Coronavirus : « Plus cette maladie nous paraît mal connue, mal comprise, et plus le risque nous inquiète », explique un psychologue

14 mars 2020 10:26 Mis à jour: 15 mars 2020 12:44

La peur d’une épidémie est davantage liée à la méconnaissance d’une nouvelle maladie qu’au nombre de morts qu’elle provoque, estime Jocelyn Raude, enseignant chercheur en psychologie sociale à l’Ecole des Hautes études en santé publique (EHESP).

Jocelyn Raude est l’auteur d’une thèse sur la dynamique de la perception du risque en situation épidémique.

Comment expliquer les mouvements de panique, comme les achats de précaution, constatés avec l’épidémie de coronavirus ?

J. R. :  Ce qui a été observé par les premiers épidémiologistes au XIXe siècle, c’est qu’il n’y avait pas forcément de proportionnalité entre le nombre de morts et la peur que générait cette maladie. Les nouvelles maladies, qui émergent périodiquement, suscitent énormément d’inquiétude même si elles font peu de victimes.

C’est assez paradoxal mais au début d’une épidémie, ce sont les populations qui sont les plus proches de l’épicentre des cas qui sont les moins inquiètes. Plus il y a une familiarité avec le risque, avec des gens directement touchés, moins les gens sont inquiets.

La peur, c’est presque une anticipation. Au fur et à mesure qu’une familiarité avec la maladie se crée, la peur et les comportements aberrants diminuent. A tel point que parfois il faut redynamiser les sentiments de protection parce qu’il y a un relâchement général dans la population par rapport aux mesures de protection prônées par les pouvoirs publics.

Parallèlement, dans une petite minorité de la population, apparaissent des comportements anxieux, avec des gens qui font des provisions, comme des stocks de papier toilette, alors qu’il n’y a aucun problème d’approvisionnement. C’est un effet de prophétie auto-réalisatrice : l’anticipation de la pénurie génère la pénurie elle-même.

Pourquoi a-t-on plus peur du coronavirus que de la grippe saisonnière ?

J. R. : On sait depuis la fin des années 70 qu’il y a essentiellement deux critères qui structurent la manière dont on perçoit les risques pour notre santé. Le premier critère, c’est le niveau de connaissance perçue de la maladie. Plus cette maladie nous paraît mal connue, mal comprise, et plus le risque nous inquiète.

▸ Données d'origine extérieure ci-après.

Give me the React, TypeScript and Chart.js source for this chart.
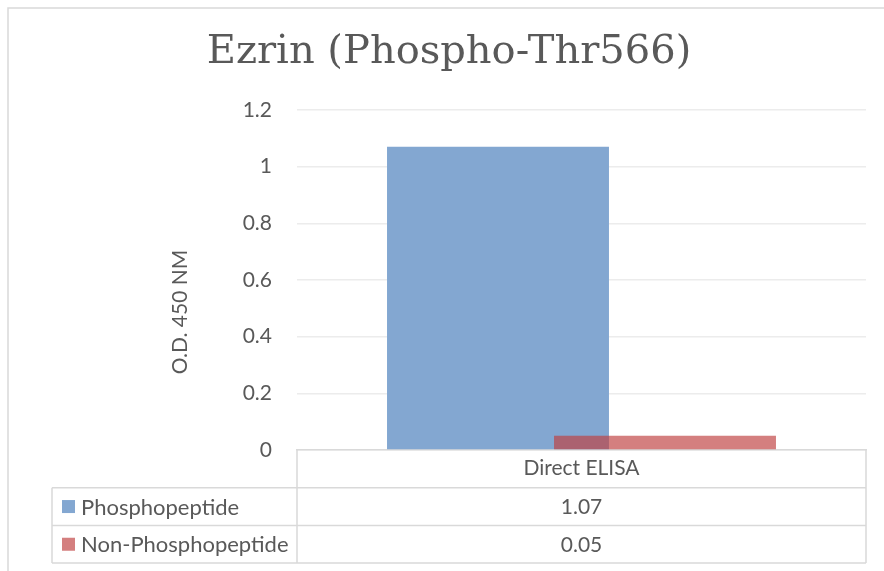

Mais ce facteur peut être contrebalancé par un deuxième qui est la contrôlabilité perçue, la maîtrise de cette menace. Les moyens qu’on nous recommande en termes d’hygiène corporelle, par exemple, sont des moyens qui ont une certaine efficacité collective mais qui sur le plan individuel ne sont pas aussi performants que la vaccination pour la grippe saisonnière.

Les mesures annoncées par Emmanuel Macron sont-elles de nature à rassurer la population ?

J. R. : Sur le plan épidémiologique, c’est tout à fait fondé, l’enjeu c’est que le système de santé ne soit pas saturé, qu’on puisse traiter tout le monde dans de bonnes conditions. On va ralentir, par de l’évitement social, la propagation du virus dans la population pour permettre au système de santé de réagir de manière optimale. On va étaler la courbe épidémique dans le temps.

Ma seule inquiétude, c’est si jamais l’épidémie continue à accélérer. Est-ce qu’on n’est pas en train de vider nos dernières cartouches ? Qu’est-ce qu’on peut faire au-delà d’éviter les rassemblements collectifs ou mettre en place les mesures barrières ? On n’a plus grand chose à proposer à la population dans les étapes suivantes, si jamais ça s’accélérait.

Bien sûr, on sait que sur le plan politique il vaut mieux être maximaliste que minimaliste. A chaque fois qu’il y a eu le sentiment qu’on minimisait une maladie ou une épidémie et que ce qu’on proposait à la population était insuffisant, c’est là qu’on a eu les plus gros soucis en termes de gestion des épidémies. Mais le risque d’une option maximaliste, c’est que l’angoisse se développe parce que ces mesures seraient insuffisantes pour enrayer la dynamique épidémique.

La situation que l’on connaît aujourd’hui, c’était le lot commun de nos sociétés jusqu’au début du XXe siècle. On devait affronter très régulièrement des épidémies avec un haut niveau de mortalité, comme avec la variole ou le choléra. C’était le lot commun de l’humanité et ça le reste dans certains pays en développement.